EDIT: Here you go https://gist.github.com/theonegri/26737451719ab2f3267a
I am sure that doesn't line up with what the vast majority of people think, especially on this site; but it's a wholly damaging and negative practice in the long term, whose positive claims only mask the exploitative reality that underlies it.
It's really nothing more than brain-drain, more like colonialism than not; the siphoning off of resources, knowledge and information resources from less advantaged places to be absorbed to compound the wealth in wealthy societies.
If you've got the skills to be a really good software developer, you're just never going to go anywhere if you are stuck somewhere without electricity.
Or if you're a woman in a country that doesn't let women do stuff.
Or if you want to do fashion but live in rural Nebraska.
Or if you have the talent to be a world class skier but were born in the Bahamas.

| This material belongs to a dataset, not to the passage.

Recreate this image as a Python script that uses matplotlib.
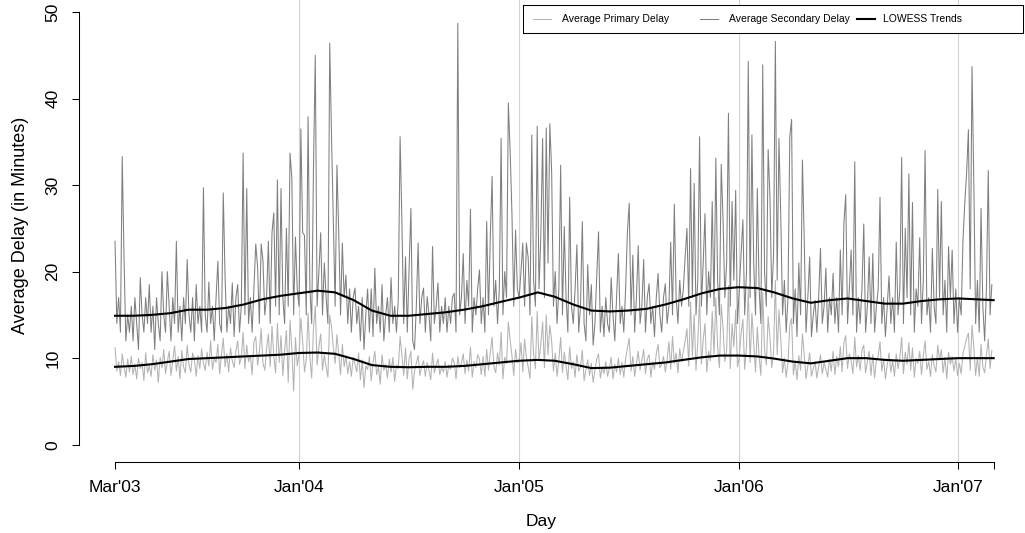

There are all kinds of reasons to let people choose where they want to go themselves without you deciding where they can and can't go.
Take the country's current socio-political situation as an example
Moving to another country is no small thing, and most people would avoid it if they had the chance. The fact that they don't means that the cost of changing things in their country is much higher than the cost of moving their entire families to another.
Indeed the cost of political change only continues to get higher with the brain-drain. But if were really high to begin with, the brain-drain doesn't make that much of a difference.
I think we'd need to see some studies on that to draw any real conclusions, but your reaction seems too negative.
People do not exist to be slaves exploited by their homeland any more than they exist to be slaves exploited by a colonial power.
This is a common dilemma for poorer countries sharing the Western culture (e.g. the Baltic countries or central European ones) -- allow brain drain, but reduce unemployment, social unrest, and increase GDP via remittances, or fight with it, but deal with these problems locally.
And who forces "less advantaged places" to be crappy? It's not like "not sucking" has a price tag on it.
Lousy civil rights, religious zealotry, all that stuff.